A new biography of the Graf clan cites witnesses testifying to the physical abuse meted out by the father when he thought Steffi was under performing. "For the first time there are witnesses for a topic that was taboo for years - Peter Graf beats his daughter," they write. "He even landed her one when Steffi was kneeling on the floor to pick up a fork." The father later disputed this vehemently.
The intense, tennis focused, relationship of the father and daughter began early, before the girl was four. Peter doctored a full size racquet for the infant by sawing off the handle and encouraged her to use it in the living room, using the couch as the net.
He himself had a miserable upbringing. He was born in Germany in 1936. His mother, a depressive, killed herself when he was a child. His father, a local sports official, decamped with a girlfriend and Peter was reared by an aunt.
He developed an early zeal for sport, alternately pursuing boxing, weightlifting, football and the pentathlon. Relatively late, at the age of 25, he discovered tennis. At the Mannheim club he joined, the biographers wrote, "The trainers praised his talent for gauging others' weaknesses and making the most of them".
At this time he was selling insurance and travelling north to Hamburg to buy second hand cars which he would then sell on to American GIs in his native south west.
But in 1981 when Steffi, as a 12 year old prodigy, served notice of her arrival by winning the Florida Orange Bowl championship, Peter gave up his day jobs and devoted himself to his daughter's career and the amassing of money. He obtained special permission for her to leave school at 14. A year later, when Steffi asked to go hack to school, daddy knew best and said no.
Trainers, managers, coaches and consultants came and went, ditched when they appeared to threaten the singularly close relationship on and oft the tennis court. By the mid 1980s, with the corporate sponsors queueing up to be associated with the Grafs and the money flowing in (Steffi was a millionairess in 1986 at the age of 17), Peter's overriding concern - according to the prosecution - was how to maximise the profits and retain as much as possible of it.
In a bizarre press conference appearance, he staged a dialogue with Steffi in which she pledged never to have a boyfriend, never to marry, never to have children.
At the US Open in 1984, Peter Graf sought advice on how to evade the taxman and was told to move out of Germany, to Monaco or some other tax haven. But he had built a family fortress in Bruehl, near Mannheim, wanted to remain in Germany and so devised schemes whereby corporate sponsors such as Adidas, Opel and Dunlop were told to deposit the fees via subsidiaries outside of Germany and into foreign accounts, on the principle that one third of the earnings be paid in Germany and two thirds abroad.

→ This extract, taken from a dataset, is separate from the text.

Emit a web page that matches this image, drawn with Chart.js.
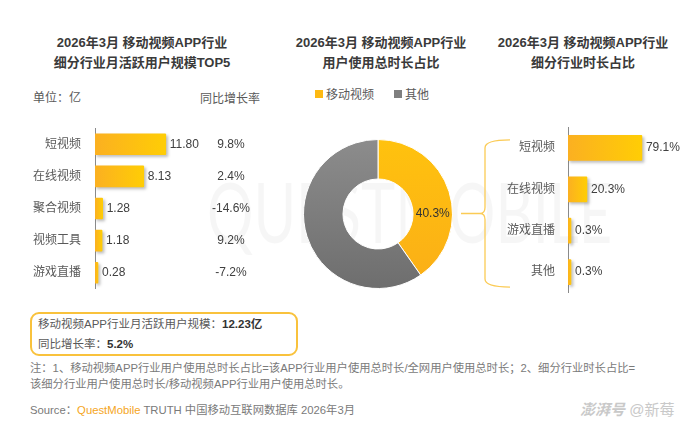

In 1987 he set up a shell company in the Netherlands through which, it is alleged, most of the Graf millions were transferred to the Dutch Antilles. There are also said to have been accounts in Liechtenstein, the Bahamas and Switzerland.
Alternatively, Peter Graf is also accused of insisting on cash payments from tournament organisers in Germany, driving off with plastic bags filled with hundreds of thousands of deutschmarks in the back of his car.
By 1989 Graf was said to be imbibing a bottle of brandy a day and indulging his wildest nouveau riche megalomaniac fantasies. In Marbella he embarked on a two year affair with model Nicole Meissner, who was already linked with a gangland hard man, Eberhard Thust.
Meissner became pregnant, claimed Graf was the father, gave birth to a daughter in January 1990 and registered Graf as the father. He always dismissed the fatherhood allegation and was later vindicated in a paternity test.
Meissner hawked her story round the tabloids and found a taker in Bild Zeitung, the bestselling German daily newspaper. But in February that year, Graf obtained an injunction preventing Bild from publishing the story after Meissner signed a notarised statement declaring she had never had "intimate relations" with Peter Graf and that he was not the child's father.
According to the biographers, Graf engaged a Croatian middleman to deal with Meissner and her minder, Thust. In a Mannheim hotel, the Croat handed over 600,000 deutschmarks; another 200,000 followed later. In return, he collected compromising tapes, photos and the statement signed by Meissner. A few months later, the story hit the tabloids anyway, besmirching the Graf family's name.